Für mich ist das Thema interessant, weil ich ADHSler in meinem nächsten Umfeld habe und auf die harte Tour lernen musste, dass ADHS tatsächlich eine andere Art des Denkens und der Wahrnehmung ist, die zu teils existentiellen Problemen im Alltag und im gemeinschaftlichen Miteinander führt. Wie viele Menschen hatte ich bis dahin meine Zweifel, ob es ADHS wirklich gibt oder das nur eine Entschuldigung für eine schlechte Erziehung oder mangelnde Selbstdisziplin ist. Aber in meiner Rolle als unfreiwilliger „Coach“ habe ich gelernt, dass es tatsächlich eine besondere „Gehirnverdrahtung“ ist, die mit den offensichtlich negativen Auswirkungen einen hohen Leidensdruck erzeugt – aber auch einige positive Aspekte mit sich bringt. Was sich auf der Schattenseite in Impulsivität, Ungeduld und Überempfindlichkeit äußert, kann im richtigen Licht zu Spontaneität, Kreativität und Einfühlsamkeit werden.
Der Autorin ist es besonders wichtig, ADHS in dieses andere Licht zu rücken: es nicht als Krankheit oder Behinderung, sondern als eine Eigenart oder Eigenschaft zu betrachten, die eben in unserer Gesellschaft häufig zu Konflikten und einem immensen Leidensdruck bei ADHSlern führen kann.
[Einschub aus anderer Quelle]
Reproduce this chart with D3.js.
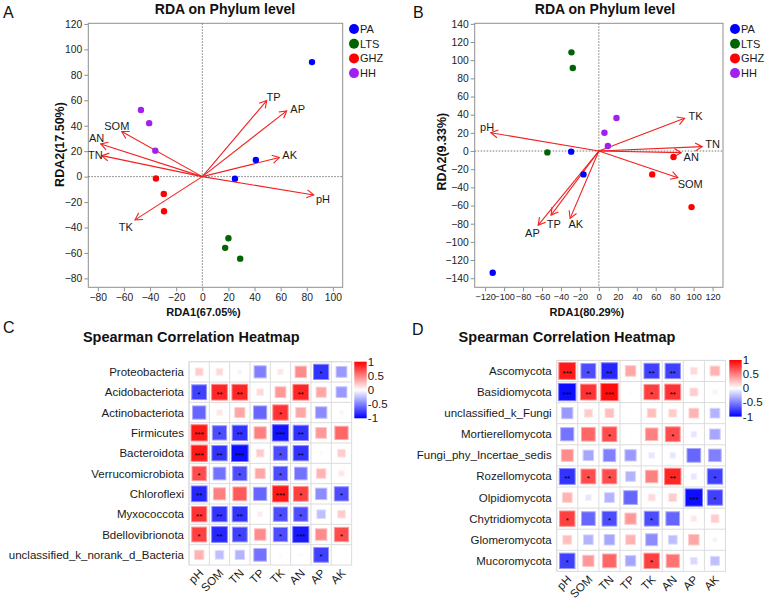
<!DOCTYPE html>
<html><head><meta charset="utf-8">
<script src="https://cdn.jsdelivr.net/npm/d3@7/dist/d3.min.js"></script>
<style>body{margin:0;background:#fff}svg{display:block;font-family:"Liberation Sans",Arial,sans-serif}</style>
</head><body>
<script>
// ---------------- DATA ----------------
const groups = ["PA","LTS","GHZ","HH"];
const envVars = ["pH","SOM","TN","TP","TK","AN","AP","AK"];

// Panel A (bacteria RDA)
const sampleGroupA = ["PA","PA","PA","LTS","LTS","LTS","GHZ","GHZ","GHZ","HH","HH","HH"];
const rda1A = [84, 41, 25, 20, 17.5, 29, -35.5, -29.5, -29.3, -47, -40.7, -36];
const rda2A = [90, 13, -1.6, -48.5, -56, -64.5, -1.5, -13.6, -27.2, 52.4, 42, 20.4];
const envRda1A = [85.3, -61.7, -77, 49.3, -51.5, -77.8, 64.6, 59];
const envRda2A = [-14.4, 35.4, 16.5, 59.8, -34, 25.7, 51.7, 15];
const envLabX_A = [92.4, -65.5, -81.9, 54.6, -58.6, -80.9, 73, 66.9];
const envLabY_A = [-17.7, 39.9, 16.5, 62.7, -40, 29.9, 52.7, 17.1];
const xTicksA = [-80,-60,-40,-20,0,20,40,60,80,100];
const yTicksA = [-80,-60,-40,-20,0,20,40,60,80,100,120];

// Panel B (fungi RDA)
const sampleGroupB = ["PA","PA","PA","LTS","LTS","LTS","GHZ","GHZ","GHZ","HH","HH","HH"];
const rda1B = [-29.2, -16.2, -112, -28.9, -27.5, -54.3, 78.8, 56.3, 97.8, 18.6, 5.9, 9.5];
const rda2B = [-0.7, -25.7, -134, 108.6, 91.4, -1.5, -6.6, -25.7, -61.7, 36.3, 20.2, 5.5];
const envRda1B = [-114, 83.4, 109, -50.4, 90.4, 86.9, -64, -30.3];
const envRda2B = [20.2, -29.4, 4.8, -70.5, 36, -1.8, -81.5, -74.1];
const envLabX_B = [-117.9, 96.4, 120, -47.5, 102, 97.5, -70.1, -24.3];
const envLabY_B = [26.4, -36, 7.3, -80.7, 38.5, -6.6, -90, -80.7];
const xTicksB = [-120,-100,-80,-60,-40,-20,0,20,40,60,80,100,120];
const yTicksB = [-140,-120,-100,-80,-60,-40,-20,0,20,40,60,80,100,120,140];

// Panel C (bacteria Spearman)
const taxaC = ["Proteobacteria","Acidobacteriota","Actinobacteriota","Firmicutes","Bacteroidota",
  "Verrucomicrobiota","Chloroflexi","Myxococcota","Bdellovibrionota","unclassified_k_norank_d_Bacteria"];
const corrC = [
  [0.2, 0.15, -0.05, -0.5, 0.1, 0.45, -0.8, -0.4],
  [-0.75, 0.85, 0.85, 0.15, 0.4, 0.85, 0.35, -0.4],
  [-0.6, 0.1, 0.35, -0.6, 0.8, 0.35, -0.45, 0.05],
  [0.9, -0.7, -0.8, 0.5, -0.92, -0.8, 0.4, 0.6],
  [0.9, -0.8, -0.95, 0.2, -0.7, -0.8, 0.03, 0.2],
  [0.7, -0.55, -0.7, 0.35, -0.7, -0.55, 0.3, 0.1],
  [-0.85, 0.5, 0.65, -0.6, 0.9, 0.75, -0.45, -0.7],
  [0.8, -0.8, -0.8, 0.08, -0.7, -0.7, -0.25, 0.2],
  [0.75, -0.85, -0.75, 0.45, -0.7, -0.9, 0.45, 0.7],
  [0.3, -0.25, -0.3, -0.55, 0.03, 0.03, -0.75, 0.01]
];
const sigC = [
  ["","","","","","","*",""],
  ["*","**","**","","","**","",""],
  ["","","","","*","","",""],
  ["***","*","**","","***","**","",""],
  ["***","**","***","","*","**","",""],
  ["*","","*","","*","","",""],
  ["**","","","","***","*","","*"],
  ["**","**","**","","*","*","",""],
  ["*","**","*","","*","***","","*"],
  ["","","","","","","*",""]
];

// Panel D (fungi Spearman)
const taxaD = ["Ascomycota","Basidiomycota","unclassified_k_Fungi","Mortierellomycota","Fungi_phy_Incertae_sedis",
  "Rozellomycota","Olpidiomycota","Chytridiomycota","Glomeromycota","Mucoromycota"];
const corrD = [
  [0.9, -0.7, -0.85, 0.35, -0.75, -0.75, 0.15, 0.3],
  [-0.95, 0.8, 0.95, -0.02, 0.75, 0.8, 0.2, -0.05],
  [-0.4, 0.2, 0.25, 0.02, 0.25, 0.2, 0.3, -0.3],
  [-0.55, 0.6, 0.7, 0.02, 0.5, 0.7, -0.1, -0.35],
  [0.45, -0.35, -0.5, -0.4, -0.1, -0.1, -0.6, -0.5],
  [-0.8, 0.7, 0.7, -0.3, 0.5, 0.85, -0.1, -0.75],
  [0.3, -0.1, -0.3, -0.6, 0.15, 0.2, -0.95, -0.75],
  [0.75, -0.6, -0.7, 0.4, -0.7, -0.6, 0.1, 0.2],
  [0.25, -0.3, -0.35, 0.3, -0.45, -0.25, 0.35, -0.05],
  [-0.75, 0.4, 0.6, -0.35, 0.75, 0.55, -0.15, -0.25]
];
const sigD = [
  ["***","*","**","","**","**","",""],
  ["***","**","***","","*","**","",""],
  ["","","","","","","",""],
  ["","","*","","","*","",""],
  ["","","","","","","",""],
  ["**","*","*","","","**","","*"],
  ["","","","","","","***","*"],
  ["*","","*","","*","","",""],
  ["","","","","","","",""],
  ["*","","","","*","","",""]
];
const legendTicks = [1, 0.5, 0, -0.5, -1];

// ---------------- DRAW ----------------
const svg = d3.select("body").append("svg").attr("width", 767).attr("height", 601);
const groupColor = d3.scaleOrdinal().domain(groups).range(["#0000FF","#006400","#FF0000","#A020F0"]);
const txt = "#1a1a1a";

function panelLetter(t, x, y) {
  svg.append("text").attr("x", x).attr("y", y).text(t)
    .attr("font-size", 16).attr("fill", "#111");
}

function rdaPanel(o) {
  const x = d3.scaleLinear().domain(o.xd).range(o.xr);
  const y = d3.scaleLinear().domain(o.yd).range(o.yr);
  const g = svg.append("g");
  g.append("rect").attr("x", o.xr[0]).attr("y", o.yr[1])
    .attr("width", o.xr[1]-o.xr[0]).attr("height", o.yr[0]-o.yr[1])
    .attr("fill", "none").attr("stroke", "#8f8f8f").attr("stroke-width", 1);
  const ax = g.append("g").attr("transform", `translate(0,${o.yr[0]})`)
    .call(d3.axisBottom(x).tickValues(o.xt).tickSize(4).tickPadding(2).tickFormat(d3.format("d")));
  const ay = g.append("g").attr("transform", `translate(${o.xr[0]},0)`)
    .call(d3.axisLeft(y).tickValues(o.yt).tickSize(4).tickPadding(2).tickFormat(d3.format("d")));
  [ax, ay].forEach((a, k) => {
    a.select(".domain").remove();
    a.selectAll(".tick line").attr("stroke", "#8f8f8f");
    a.selectAll(".tick text").attr("fill", "#222").attr("font-size", k === 0 ? o.xtf : 10.3)
      .attr("font-family", "'Liberation Sans',Arial,sans-serif");
  });
  g.append("line").attr("x1", x(0)).attr("x2", x(0)).attr("y1", o.yr[1]).attr("y2", o.yr[0])
    .attr("stroke", "#777").attr("stroke-dasharray", "1.5,1.5");
  g.append("line").attr("x1", o.xr[0]).attr("x2", o.xr[1]).attr("y1", y(0)).attr("y2", y(0))
    .attr("stroke", "#777").attr("stroke-dasharray", "1.5,1.5");
  const red = "#F22020";
  o.env.forEach((v, i) => {
    const x0 = x(0), y0 = y(0), x1 = x(o.ex[i]), y1 = y(o.ey[i]);
    const ang = Math.atan2(y1 - y0, x1 - x0);
    g.append("line").attr("x1", x0).attr("y1", y0).attr("x2", x1).attr("y2", y1)
      .attr("stroke", red).attr("stroke-width", 1.1);
    const L = 8, a = Math.PI / 6;
    const p = [[x1 - L*Math.cos(ang - a), y1 - L*Math.sin(ang - a)], [x1, y1],
               [x1 - L*Math.cos(ang + a), y1 - L*Math.sin(ang + a)]];
    g.append("path").attr("d", d3.line()(p)).attr("fill", "none")
      .attr("stroke", red).attr("stroke-width", 1.1);
    g.append("text").attr("x", x(o.lx[i])).attr("y", y(o.ly[i])).attr("dy", "0.35em")
      .attr("text-anchor", "middle").attr("font-size", 11).attr("fill", txt).text(v);
  });
  o.s1.forEach((v, i) => {
    g.append("circle").attr("cx", x(v)).attr("cy", y(o.s2[i])).attr("r", 3.2)
      .attr("fill", groupColor(o.sg[i]));
  });
  g.append("text").attr("x", o.titleX).attr("y", 14).attr("text-anchor", "middle")
    .attr("font-size", 14).attr("font-weight", "bold").attr("fill", "#111").text("RDA on Phylum level");
  g.append("text").attr("x", (o.xr[0]+o.xr[1])/2 - 12).attr("y", 316).attr("text-anchor", "middle")
    .attr("font-size", 11).attr("font-weight", "bold").attr("fill", "#111").text(o.xlab);
  g.append("text").attr("transform", `translate(${o.ylabX},${o.ylabY}) rotate(-90)`)
    .attr("text-anchor", "middle").attr("font-size", 12.5).attr("font-weight", "bold")
    .attr("fill", "#111").text(o.ylab);
  groups.forEach((gr, i) => {
    const ly = 29 + i * 14.7;
    g.append("circle").attr("cx", o.legX).attr("cy", ly).attr("r", 5).attr("fill", groupColor(gr));
    g.append("text").attr("x", o.legX + 6).attr("y", ly).attr("dy", "0.35em")
      .attr("font-size", 11).attr("fill", txt).text(gr);
  });
}

rdaPanel({xd:[-87.3,107.5], xr:[88.3,342.7], yd:[-87,120.5], yr:[287.3,23.3],
  xt:xTicksA, yt:yTicksA, xtf:10.3, env:envVars, ex:envRda1A, ey:envRda2A, lx:envLabX_A, ly:envLabY_A,
  s1:rda1A, s2:rda2A, sg:sampleGroupA, titleX:225, xlab:"RDA1(67.05%)", ylab:"RDA2(17.50%)",
  ylabX:63.5, ylabY:144.5, legX:354});
rdaPanel({xd:[-131,131], xr:[474.7,723], yd:[-150,140.6], yr:[287.3,23.3],
  xt:xTicksB, yt:yTicksB, xtf:9.1, env:envVars, ex:envRda1B, ey:envRda2B, lx:envLabX_B, ly:envLabY_B,
  s1:rda1B, s2:rda2B, sg:sampleGroupB, titleX:605, xlab:"RDA1(80.29%)", ylab:"RDA2(9.33%)",
  ylabX:445.5, ylabY:151.7, legX:735});

const colorScale = d3.scaleLinear().domain([-1, 0, 1]).range(["#0000FF", "#FFFFFF", "#FF0000"]);

function heatPanel(o) {
  const g = svg.append("g");
  const cell = o.cell;
  const xb = d3.scaleBand().domain(envVars).range([o.left, o.left + cell*envVars.length]);
  const yb = d3.scaleBand().domain(o.taxa).range([o.top, o.top + cell*o.taxa.length]);
  const W = cell*envVars.length, H = cell*o.taxa.length;
  envVars.forEach((v) => {
    g.append("line").attr("x1", xb(v)).attr("x2", xb(v)).attr("y1", o.top).attr("y2", o.top+H)
      .attr("stroke", "#dcdcdc");
  });
  o.taxa.forEach((t) => {
    g.append("line").attr("x1", o.left).attr("x2", o.left+W).attr("y1", yb(t)).attr("y2", yb(t))
      .attr("stroke", "#dcdcdc");
  });
  g.append("rect").attr("x", o.left).attr("y", o.top).attr("width", W).attr("height", H)
    .attr("fill", "none").attr("stroke", "#dcdcdc");
  o.taxa.forEach((t, i) => {
    envVars.forEach((v, j) => {
      const r = o.corr[i][j];
      const s = Math.max(1.5, cell * 0.84 * Math.sqrt(Math.abs(r)));
      const cx = xb(v) + cell/2, cy = yb(t) + cell/2;
      const c = colorScale(r);
      g.append("rect").attr("x", cx - s/2).attr("y", cy - s/2).attr("width", s).attr("height", s)
        .attr("fill", c).attr("stroke", d3.interpolateRgb(c, "#ffffff")(0.45)).attr("stroke-width", 1);
      const sg = o.sig[i][j];
      if (sg) {
        g.append("text").attr("x", cx).attr("y", cy + 4.6).attr("text-anchor", "middle")
          .attr("font-size", 8).attr("fill", "#000").text(sg);
      }
    });
    g.append("text").attr("x", o.left - 5).attr("y", yb(t) + cell/2).attr("dy", "0.35em")
      .attr("text-anchor", "end").attr("font-size", 11.5).attr("fill", txt).text(t);
  });
  envVars.forEach(v => {
    const cx = xb(v) + cell/2 + 2, cy = o.top + H + 6;
    g.append("text").attr("transform", `translate(${cx},${cy}) rotate(-45)`)
      .attr("text-anchor", "end").attr("dy", "0.35em").attr("font-size", 11.5).attr("fill", txt).text(v);
  });
  g.append("text").attr("x", o.titleX).attr("y", o.titleY).attr("text-anchor", "middle")
    .attr("font-size", 14.5).attr("font-weight", "bold").attr("fill", "#111").text("Spearman Correlation Heatmap");
  const gid = "grad" + o.id;
  const grad = svg.append("defs").append("linearGradient").attr("id", gid)
    .attr("x1", 0).attr("y1", 0).attr("x2", 0).attr("y2", 1);
  [1, 0, -1].forEach((v, k) => grad.append("stop").attr("offset", k/2).attr("stop-color", colorScale(v)));
  g.append("rect").attr("x", o.cbX).attr("y", o.cbY).attr("width", 12.4).attr("height", 56.6)
    .attr("fill", `url(#${gid})`);
  const ly = d3.scaleLinear().domain([1, -1]).range([o.cbY, o.cbY + 56.6]);
  legendTicks.forEach(v => {
    g.append("text").attr("x", o.cbX + 13.5).attr("y", ly(v)).attr("dy", "0.35em")
      .attr("font-size", 11.5).attr("fill", txt).text(v);
  });
}

heatPanel({id:"C", taxa:taxaC, corr:corrC, sig:sigC, left:189, top:361.7, cell:20.33,
  titleX:191.3, titleY:342, cbX:354.3, cbY:361.7});
heatPanel({id:"D", taxa:taxaD, corr:corrD, sig:sigD, left:556.7, top:360.4, cell:21.1,
  titleX:567, titleY:341.5, cbX:729.3, cbY:360});

panelLetter("A", 3, 18);
panelLetter("B", 413, 18);
panelLetter("C", 3, 333);
panelLetter("D", 412, 335);
</script>
</body></html>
Gut finde ich, dass sie akribisch auf Begrifflichkeiten eingeht, denn Sprache beeinflusst die Wahrnehmung und innere Einstellung (auch wenn Hater des Genderns das nicht wahrhaben wollen). Sie vermeidet das Wort „Betroffene“ und geht auch darauf ein, warum ADHS ihrer Meinung nach eben keine Krankheit und keine Behinderung darstellt. Das fand ich sehr interessant und werde versuchen, es stärker zu verinnerlichen.
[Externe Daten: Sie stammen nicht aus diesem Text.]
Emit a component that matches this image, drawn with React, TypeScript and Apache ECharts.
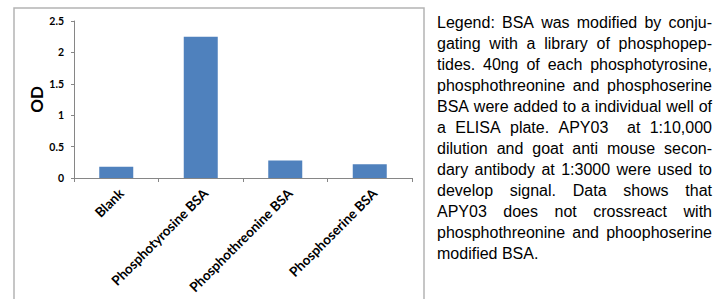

Ein Problem sehe ich allerdings darin, dass sie – wie auch schon andere Autoren, die selbst ADHS haben – das damit verbundene Leid zu sehr beiseiteschiebt und viel Anstrengung unternimmt, um ADHS als etwas weniger Defizitäres und etwas mehr Positives zu definieren. Der Ansatz ist nicht falsch, es gibt Menschen mit ADHS Selbstvertrauen. Aber nach meiner Erfahrung ist das damit verbundene Leid so groß, dass die defizitäre Seite auf keinen Fall kleingeredet werden sollte. Sie zählt sie zwar alle auf, die täglichen Struggles und auch die Komorbiditäten, aber bleibt dabei sehr oberflächlich. Vielleicht, weil sie selbst mit ihrem ADHS ganz gut „klarkommt“. Es wäre besser gewesen, auch die Erfahrungen anderer Menschen mit einzuarbeiten, um die Vielschichtigkeit von ADHS zu zeigen und die Auswirkungen in allen Lebensbereichen greifbarer zu machen.
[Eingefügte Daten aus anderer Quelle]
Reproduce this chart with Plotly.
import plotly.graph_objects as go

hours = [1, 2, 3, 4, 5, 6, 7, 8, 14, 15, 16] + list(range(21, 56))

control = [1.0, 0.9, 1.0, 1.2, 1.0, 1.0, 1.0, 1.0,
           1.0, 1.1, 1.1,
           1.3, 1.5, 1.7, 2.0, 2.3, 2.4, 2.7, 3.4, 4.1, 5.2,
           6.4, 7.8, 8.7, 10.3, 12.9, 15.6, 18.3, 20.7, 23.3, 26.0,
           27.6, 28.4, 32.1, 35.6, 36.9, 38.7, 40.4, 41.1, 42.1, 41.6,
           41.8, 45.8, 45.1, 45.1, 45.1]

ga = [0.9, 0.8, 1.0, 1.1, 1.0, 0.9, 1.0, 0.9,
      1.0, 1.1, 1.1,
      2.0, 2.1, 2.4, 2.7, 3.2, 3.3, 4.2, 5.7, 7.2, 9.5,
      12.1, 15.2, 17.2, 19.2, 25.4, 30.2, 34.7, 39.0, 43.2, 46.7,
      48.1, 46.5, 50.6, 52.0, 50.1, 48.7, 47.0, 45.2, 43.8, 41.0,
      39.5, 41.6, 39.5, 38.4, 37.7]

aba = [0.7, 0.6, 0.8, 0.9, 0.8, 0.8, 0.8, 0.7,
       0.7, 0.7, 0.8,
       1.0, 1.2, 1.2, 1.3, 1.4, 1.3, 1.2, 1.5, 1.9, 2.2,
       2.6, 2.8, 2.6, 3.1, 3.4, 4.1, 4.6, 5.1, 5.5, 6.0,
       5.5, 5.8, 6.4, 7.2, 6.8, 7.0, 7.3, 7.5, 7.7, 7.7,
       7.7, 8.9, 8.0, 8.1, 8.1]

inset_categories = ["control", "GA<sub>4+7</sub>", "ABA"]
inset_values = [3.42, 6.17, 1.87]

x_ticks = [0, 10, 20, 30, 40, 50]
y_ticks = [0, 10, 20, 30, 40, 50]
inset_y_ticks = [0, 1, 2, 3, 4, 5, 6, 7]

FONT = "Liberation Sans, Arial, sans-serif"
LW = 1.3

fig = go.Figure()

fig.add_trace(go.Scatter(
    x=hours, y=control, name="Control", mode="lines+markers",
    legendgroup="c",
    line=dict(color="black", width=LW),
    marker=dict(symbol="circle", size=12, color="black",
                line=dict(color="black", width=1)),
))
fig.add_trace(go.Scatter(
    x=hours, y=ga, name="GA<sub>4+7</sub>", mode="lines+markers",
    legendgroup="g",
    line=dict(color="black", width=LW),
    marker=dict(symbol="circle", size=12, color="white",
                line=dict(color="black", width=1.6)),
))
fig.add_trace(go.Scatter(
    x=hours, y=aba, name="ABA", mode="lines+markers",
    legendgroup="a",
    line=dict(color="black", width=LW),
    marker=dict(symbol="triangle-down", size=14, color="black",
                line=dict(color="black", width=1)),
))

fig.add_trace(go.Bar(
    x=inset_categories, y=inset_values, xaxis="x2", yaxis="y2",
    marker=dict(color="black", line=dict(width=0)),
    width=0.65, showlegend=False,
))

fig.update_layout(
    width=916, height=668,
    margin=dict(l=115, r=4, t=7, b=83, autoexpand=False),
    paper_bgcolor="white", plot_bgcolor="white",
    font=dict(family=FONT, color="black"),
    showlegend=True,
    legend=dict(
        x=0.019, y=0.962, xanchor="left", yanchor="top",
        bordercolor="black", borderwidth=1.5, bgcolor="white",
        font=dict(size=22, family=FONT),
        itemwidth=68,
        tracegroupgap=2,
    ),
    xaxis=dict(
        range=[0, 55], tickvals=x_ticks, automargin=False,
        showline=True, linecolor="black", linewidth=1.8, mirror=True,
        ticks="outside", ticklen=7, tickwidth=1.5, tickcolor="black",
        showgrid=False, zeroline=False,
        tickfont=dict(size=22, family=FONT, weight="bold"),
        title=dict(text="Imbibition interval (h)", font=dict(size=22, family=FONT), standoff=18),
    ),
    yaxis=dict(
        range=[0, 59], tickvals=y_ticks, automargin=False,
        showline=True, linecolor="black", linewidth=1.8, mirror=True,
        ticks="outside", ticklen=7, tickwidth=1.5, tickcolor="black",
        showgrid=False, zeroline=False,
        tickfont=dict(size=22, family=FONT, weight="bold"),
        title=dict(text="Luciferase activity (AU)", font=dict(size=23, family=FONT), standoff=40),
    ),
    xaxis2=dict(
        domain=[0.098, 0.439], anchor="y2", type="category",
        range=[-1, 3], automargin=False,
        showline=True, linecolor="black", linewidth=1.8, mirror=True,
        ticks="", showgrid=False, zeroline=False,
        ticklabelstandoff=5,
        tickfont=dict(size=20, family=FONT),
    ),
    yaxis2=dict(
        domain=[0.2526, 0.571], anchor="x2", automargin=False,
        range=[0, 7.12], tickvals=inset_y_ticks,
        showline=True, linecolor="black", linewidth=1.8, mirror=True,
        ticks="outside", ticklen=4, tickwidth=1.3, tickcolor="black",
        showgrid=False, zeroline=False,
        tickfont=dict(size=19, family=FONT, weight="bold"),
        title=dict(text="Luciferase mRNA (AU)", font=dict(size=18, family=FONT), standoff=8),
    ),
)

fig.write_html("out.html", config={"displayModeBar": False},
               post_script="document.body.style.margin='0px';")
Für Betroffene (ups, nun habe ich das Wort doch verwendet) ist „Kirmes im Kopf“ aber bestimmt trotzdem sehr wertvoll. Sie erklärt den schwierigen Weg hin zu einer Diagnose, gibt praktische Tipps und macht auf weitere ADHS-„Aufklärer“ aufmerksam, die sich auf Instagram tummeln. In manchen Rezensionen habe ich gelesen, dass die Erwähnung dieser Instagram-Profile als störend empfunden wird, aber ich glaube, für ADHSler auf der Suche nach persönlichen Erfahrungen anderer bietet diese Plattform eine gute Möglichkeit, sich zu vernetzen und Coping-Strategien kennenzulernen. Daher bietet dieses Buch eine hilfreiche Ergänzung zu dem immer größer werdenden Angebot an Sachbüchern zum Thema ADHS im Erwachsenenalter.
Kirmes im Kopf
Angelina Boerger
Kiepenheuer & Witsch, 2023
ISBN 9783462004618
Dieses Buch wurde mir als kostenloses Rezensionsexemplar über NetGalley zur Verfügung gestellt.